:: Required task ::
Only the lines from the line containing "Write the TikZ code for this diagram." to the line containing "(0,0) rectangle (553,494);", with both of those lines, are to be repeated exactly. Leave the images out.

:: Task inputs ::
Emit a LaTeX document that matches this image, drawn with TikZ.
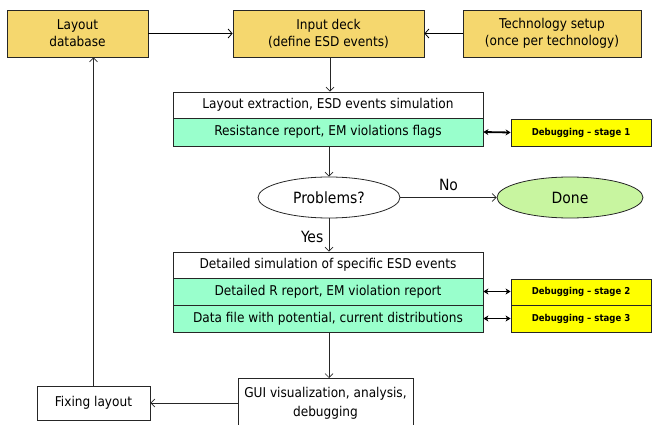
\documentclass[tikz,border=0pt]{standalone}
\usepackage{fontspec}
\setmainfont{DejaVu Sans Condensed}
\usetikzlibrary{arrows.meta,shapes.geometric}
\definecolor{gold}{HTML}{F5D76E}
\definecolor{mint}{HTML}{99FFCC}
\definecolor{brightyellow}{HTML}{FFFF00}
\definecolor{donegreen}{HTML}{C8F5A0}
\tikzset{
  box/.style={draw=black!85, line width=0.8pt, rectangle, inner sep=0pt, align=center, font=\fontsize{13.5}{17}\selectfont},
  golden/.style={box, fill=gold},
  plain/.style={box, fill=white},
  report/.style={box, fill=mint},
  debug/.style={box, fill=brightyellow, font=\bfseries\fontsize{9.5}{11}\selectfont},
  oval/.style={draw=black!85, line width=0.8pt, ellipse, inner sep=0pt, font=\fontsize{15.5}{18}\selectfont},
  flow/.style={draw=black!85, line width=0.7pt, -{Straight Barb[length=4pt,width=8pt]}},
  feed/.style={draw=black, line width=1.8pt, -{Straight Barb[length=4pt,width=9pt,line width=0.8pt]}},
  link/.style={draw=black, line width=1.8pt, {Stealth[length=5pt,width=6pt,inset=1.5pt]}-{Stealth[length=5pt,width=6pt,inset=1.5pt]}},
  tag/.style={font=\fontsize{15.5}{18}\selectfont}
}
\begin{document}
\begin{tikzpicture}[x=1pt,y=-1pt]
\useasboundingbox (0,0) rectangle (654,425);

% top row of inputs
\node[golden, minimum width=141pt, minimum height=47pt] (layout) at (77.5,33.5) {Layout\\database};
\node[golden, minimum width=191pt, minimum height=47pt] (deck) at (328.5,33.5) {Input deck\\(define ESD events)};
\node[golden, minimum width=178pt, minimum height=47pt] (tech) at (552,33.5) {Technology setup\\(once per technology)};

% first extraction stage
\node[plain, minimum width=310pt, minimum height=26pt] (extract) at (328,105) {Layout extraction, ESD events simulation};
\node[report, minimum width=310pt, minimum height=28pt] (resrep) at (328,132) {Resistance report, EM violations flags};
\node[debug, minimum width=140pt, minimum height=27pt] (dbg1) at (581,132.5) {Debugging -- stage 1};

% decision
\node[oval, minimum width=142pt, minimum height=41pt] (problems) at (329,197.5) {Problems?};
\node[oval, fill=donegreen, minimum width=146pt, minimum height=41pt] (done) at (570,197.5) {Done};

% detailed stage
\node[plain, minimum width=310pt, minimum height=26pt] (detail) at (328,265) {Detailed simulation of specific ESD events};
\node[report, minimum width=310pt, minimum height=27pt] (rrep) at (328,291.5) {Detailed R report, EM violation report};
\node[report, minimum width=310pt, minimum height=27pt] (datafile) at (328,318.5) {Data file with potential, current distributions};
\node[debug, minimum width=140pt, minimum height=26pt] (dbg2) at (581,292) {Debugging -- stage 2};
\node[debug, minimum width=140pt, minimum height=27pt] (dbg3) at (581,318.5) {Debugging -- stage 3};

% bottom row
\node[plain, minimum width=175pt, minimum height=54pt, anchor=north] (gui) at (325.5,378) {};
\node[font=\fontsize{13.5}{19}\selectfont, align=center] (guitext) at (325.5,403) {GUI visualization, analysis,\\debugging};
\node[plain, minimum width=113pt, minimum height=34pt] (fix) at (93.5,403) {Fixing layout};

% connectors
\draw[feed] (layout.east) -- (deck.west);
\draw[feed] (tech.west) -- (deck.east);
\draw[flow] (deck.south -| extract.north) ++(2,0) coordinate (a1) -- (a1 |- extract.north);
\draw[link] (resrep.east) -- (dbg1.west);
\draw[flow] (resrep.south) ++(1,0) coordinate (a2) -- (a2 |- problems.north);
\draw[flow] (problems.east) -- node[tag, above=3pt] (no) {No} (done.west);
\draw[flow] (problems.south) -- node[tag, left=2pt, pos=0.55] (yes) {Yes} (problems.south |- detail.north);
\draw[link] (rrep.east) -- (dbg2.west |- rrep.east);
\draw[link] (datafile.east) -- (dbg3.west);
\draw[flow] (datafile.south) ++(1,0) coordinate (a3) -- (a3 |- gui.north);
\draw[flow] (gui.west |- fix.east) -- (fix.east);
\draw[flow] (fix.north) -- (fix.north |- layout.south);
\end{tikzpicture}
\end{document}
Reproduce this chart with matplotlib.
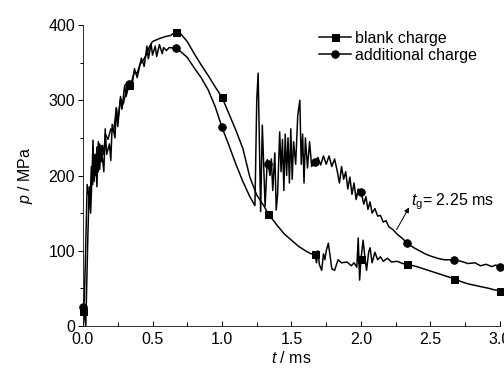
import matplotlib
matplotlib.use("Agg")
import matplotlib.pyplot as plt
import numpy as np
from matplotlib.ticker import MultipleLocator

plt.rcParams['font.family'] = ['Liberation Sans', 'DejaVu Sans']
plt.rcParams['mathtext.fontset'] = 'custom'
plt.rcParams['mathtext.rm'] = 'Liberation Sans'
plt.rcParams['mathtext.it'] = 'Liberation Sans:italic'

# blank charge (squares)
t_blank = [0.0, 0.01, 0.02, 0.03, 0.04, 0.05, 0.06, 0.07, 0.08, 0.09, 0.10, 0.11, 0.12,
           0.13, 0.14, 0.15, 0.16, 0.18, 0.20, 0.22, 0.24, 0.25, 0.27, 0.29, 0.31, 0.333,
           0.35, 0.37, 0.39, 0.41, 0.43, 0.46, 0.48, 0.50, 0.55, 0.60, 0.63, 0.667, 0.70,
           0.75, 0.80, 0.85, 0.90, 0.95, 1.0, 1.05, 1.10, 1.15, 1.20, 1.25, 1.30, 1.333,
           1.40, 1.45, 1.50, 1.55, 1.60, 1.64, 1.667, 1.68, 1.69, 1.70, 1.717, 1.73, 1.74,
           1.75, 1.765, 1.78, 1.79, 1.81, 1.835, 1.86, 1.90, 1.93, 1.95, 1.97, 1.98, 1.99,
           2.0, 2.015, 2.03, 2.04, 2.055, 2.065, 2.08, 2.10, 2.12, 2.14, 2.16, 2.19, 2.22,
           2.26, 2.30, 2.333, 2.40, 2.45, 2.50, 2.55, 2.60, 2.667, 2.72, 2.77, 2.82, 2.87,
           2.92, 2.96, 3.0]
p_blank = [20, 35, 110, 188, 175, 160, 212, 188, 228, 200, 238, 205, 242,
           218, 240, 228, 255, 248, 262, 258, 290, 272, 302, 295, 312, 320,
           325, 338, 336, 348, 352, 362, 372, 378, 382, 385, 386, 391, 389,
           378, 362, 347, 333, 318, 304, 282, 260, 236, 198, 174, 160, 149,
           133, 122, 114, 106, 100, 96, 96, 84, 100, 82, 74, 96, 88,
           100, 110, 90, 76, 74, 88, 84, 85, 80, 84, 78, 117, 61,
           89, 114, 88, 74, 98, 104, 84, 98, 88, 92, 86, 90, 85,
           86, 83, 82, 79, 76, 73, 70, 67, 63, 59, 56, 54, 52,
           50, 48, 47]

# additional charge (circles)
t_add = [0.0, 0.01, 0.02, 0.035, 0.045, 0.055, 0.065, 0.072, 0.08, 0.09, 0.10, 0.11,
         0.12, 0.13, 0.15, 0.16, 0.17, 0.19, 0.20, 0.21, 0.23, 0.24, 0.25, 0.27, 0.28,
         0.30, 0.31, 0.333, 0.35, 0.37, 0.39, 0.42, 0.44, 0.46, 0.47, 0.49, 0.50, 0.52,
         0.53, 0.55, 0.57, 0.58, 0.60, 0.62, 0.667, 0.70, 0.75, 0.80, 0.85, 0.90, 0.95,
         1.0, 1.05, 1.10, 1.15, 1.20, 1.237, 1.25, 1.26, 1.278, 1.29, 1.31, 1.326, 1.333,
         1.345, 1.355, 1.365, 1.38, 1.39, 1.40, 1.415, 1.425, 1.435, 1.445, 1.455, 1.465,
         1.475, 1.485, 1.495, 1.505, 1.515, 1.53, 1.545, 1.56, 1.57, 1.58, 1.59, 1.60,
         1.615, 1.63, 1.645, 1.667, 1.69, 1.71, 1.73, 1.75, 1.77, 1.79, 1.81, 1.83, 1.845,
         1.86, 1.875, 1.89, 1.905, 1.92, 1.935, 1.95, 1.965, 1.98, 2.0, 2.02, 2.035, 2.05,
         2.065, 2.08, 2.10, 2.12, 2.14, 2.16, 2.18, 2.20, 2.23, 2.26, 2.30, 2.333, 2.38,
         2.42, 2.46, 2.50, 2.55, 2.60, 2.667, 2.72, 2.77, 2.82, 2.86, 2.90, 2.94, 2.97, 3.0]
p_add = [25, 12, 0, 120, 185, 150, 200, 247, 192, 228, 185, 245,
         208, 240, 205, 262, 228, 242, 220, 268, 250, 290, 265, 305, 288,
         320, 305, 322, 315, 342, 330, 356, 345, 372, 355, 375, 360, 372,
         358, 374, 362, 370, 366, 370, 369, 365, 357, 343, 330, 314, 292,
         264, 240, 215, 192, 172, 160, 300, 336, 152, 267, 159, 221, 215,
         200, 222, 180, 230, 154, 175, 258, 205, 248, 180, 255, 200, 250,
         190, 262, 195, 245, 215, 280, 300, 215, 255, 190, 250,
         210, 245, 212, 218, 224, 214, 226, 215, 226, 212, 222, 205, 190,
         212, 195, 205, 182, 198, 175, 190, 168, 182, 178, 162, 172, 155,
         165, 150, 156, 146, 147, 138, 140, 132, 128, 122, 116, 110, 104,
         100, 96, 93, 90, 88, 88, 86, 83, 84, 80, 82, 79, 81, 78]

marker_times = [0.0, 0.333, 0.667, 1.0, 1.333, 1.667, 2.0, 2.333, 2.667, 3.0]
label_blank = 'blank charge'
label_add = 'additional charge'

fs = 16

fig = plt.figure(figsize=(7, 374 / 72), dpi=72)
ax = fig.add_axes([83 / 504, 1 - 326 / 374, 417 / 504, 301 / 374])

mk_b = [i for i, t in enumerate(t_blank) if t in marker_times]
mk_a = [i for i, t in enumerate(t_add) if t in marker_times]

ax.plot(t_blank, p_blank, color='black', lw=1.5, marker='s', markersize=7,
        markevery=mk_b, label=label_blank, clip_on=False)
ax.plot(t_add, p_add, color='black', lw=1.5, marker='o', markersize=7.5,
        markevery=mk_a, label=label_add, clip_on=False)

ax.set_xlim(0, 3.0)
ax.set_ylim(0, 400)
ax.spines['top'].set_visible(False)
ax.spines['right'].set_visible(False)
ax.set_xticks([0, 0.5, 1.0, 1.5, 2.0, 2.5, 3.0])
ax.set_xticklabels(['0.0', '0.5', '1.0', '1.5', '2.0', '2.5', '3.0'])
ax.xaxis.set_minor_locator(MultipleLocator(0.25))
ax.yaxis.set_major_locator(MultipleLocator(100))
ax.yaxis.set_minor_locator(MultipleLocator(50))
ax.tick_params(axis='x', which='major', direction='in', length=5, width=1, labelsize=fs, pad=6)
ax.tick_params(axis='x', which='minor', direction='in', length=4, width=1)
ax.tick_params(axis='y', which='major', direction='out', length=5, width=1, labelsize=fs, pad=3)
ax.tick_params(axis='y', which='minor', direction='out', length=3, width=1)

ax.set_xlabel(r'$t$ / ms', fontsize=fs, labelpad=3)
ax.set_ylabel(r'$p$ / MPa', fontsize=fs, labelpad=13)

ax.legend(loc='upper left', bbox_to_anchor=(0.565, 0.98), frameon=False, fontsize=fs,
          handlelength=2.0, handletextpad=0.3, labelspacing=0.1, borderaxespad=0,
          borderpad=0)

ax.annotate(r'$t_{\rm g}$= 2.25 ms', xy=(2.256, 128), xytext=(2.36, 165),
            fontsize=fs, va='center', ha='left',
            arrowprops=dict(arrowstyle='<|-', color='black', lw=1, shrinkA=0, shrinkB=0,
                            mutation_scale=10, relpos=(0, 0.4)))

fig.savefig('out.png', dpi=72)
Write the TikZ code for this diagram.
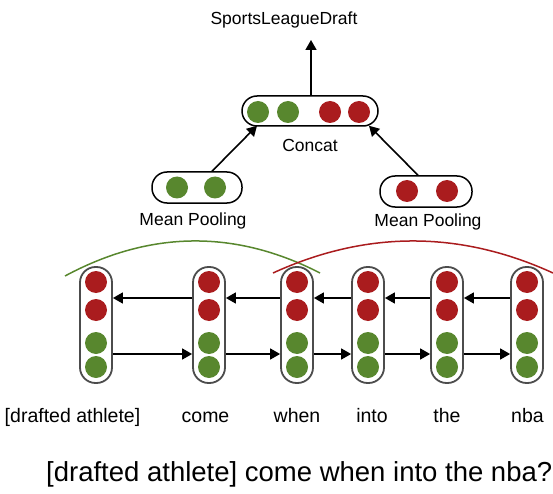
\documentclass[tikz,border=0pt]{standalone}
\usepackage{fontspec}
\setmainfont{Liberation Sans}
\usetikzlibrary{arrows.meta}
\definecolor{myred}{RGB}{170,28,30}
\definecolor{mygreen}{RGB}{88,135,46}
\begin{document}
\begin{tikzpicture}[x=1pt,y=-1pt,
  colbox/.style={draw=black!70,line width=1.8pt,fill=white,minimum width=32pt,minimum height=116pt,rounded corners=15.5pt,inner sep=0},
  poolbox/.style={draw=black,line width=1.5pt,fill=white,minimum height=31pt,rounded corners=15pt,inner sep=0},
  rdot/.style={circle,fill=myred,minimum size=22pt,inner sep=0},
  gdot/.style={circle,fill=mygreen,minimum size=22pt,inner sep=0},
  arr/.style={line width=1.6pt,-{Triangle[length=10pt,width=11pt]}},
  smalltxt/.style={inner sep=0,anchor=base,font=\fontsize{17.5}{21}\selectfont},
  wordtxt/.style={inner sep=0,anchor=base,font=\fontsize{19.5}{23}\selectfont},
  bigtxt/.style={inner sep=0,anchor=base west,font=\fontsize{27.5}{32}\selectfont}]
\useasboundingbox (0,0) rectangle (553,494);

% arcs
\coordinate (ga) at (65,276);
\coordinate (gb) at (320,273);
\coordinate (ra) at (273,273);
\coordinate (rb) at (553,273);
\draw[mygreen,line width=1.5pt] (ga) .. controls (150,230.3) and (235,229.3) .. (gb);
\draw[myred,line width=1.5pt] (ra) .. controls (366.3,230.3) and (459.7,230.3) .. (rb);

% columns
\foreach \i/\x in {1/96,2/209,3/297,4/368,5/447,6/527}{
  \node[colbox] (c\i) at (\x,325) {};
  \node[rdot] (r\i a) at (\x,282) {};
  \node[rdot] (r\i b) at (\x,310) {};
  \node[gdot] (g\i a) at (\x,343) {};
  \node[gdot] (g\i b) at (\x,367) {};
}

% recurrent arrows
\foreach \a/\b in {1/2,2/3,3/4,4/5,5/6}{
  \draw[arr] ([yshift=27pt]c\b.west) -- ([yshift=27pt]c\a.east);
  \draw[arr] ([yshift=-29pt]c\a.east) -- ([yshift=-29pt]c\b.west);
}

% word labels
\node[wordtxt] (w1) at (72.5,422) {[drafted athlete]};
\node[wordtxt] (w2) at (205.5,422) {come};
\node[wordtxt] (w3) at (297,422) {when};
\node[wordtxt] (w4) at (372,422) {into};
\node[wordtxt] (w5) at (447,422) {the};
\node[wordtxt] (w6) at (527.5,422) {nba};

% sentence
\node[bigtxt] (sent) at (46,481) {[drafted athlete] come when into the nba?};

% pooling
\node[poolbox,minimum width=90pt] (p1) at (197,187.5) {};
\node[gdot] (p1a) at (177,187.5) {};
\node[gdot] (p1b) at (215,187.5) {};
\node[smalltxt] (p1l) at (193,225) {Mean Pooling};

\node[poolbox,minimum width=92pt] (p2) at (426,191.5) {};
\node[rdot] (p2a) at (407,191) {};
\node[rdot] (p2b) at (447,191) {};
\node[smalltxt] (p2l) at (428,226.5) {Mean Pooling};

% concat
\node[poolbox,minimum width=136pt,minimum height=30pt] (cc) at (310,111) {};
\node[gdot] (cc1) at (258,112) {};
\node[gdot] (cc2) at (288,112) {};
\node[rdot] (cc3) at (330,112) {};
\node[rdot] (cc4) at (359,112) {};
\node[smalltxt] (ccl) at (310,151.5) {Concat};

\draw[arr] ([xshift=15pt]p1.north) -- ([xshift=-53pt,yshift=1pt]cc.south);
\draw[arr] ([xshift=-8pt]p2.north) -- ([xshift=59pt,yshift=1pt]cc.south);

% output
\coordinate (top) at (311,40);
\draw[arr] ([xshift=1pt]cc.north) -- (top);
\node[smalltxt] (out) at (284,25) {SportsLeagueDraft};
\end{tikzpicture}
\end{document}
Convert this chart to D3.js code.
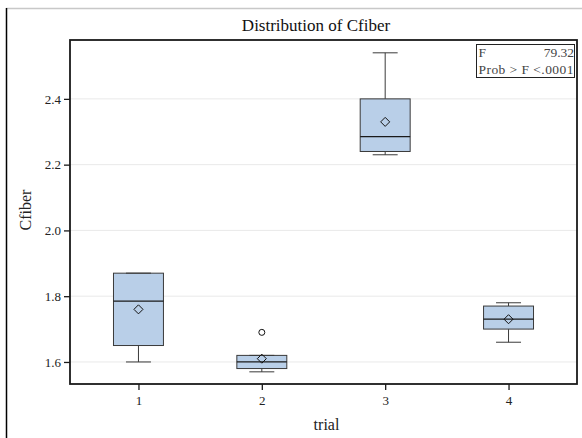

:: Output of the exercise ::
Write the TikZ code for this diagram.
\documentclass[tikz,border=0pt]{standalone}
\usepackage{fontspec}
\setmainfont{Liberation Sans}
\usetikzlibrary{arrows.meta}
\definecolor{myred}{RGB}{170,28,30}
\definecolor{mygreen}{RGB}{88,135,46}
\begin{document}
\begin{tikzpicture}[x=1pt,y=-1pt,
  colbox/.style={draw=black!70,line width=1.8pt,fill=white,minimum width=32pt,minimum height=116pt,rounded corners=15.5pt,inner sep=0},
  poolbox/.style={draw=black,line width=1.5pt,fill=white,minimum height=31pt,rounded corners=15pt,inner sep=0},
  rdot/.style={circle,fill=myred,minimum size=22pt,inner sep=0},
  gdot/.style={circle,fill=mygreen,minimum size=22pt,inner sep=0},
  arr/.style={line width=1.6pt,-{Triangle[length=10pt,width=11pt]}},
  smalltxt/.style={inner sep=0,anchor=base,font=\fontsize{17.5}{21}\selectfont},
  wordtxt/.style={inner sep=0,anchor=base,font=\fontsize{19.5}{23}\selectfont},
  bigtxt/.style={inner sep=0,anchor=base west,font=\fontsize{27.5}{32}\selectfont}]
\useasboundingbox (0,0) rectangle (553,494);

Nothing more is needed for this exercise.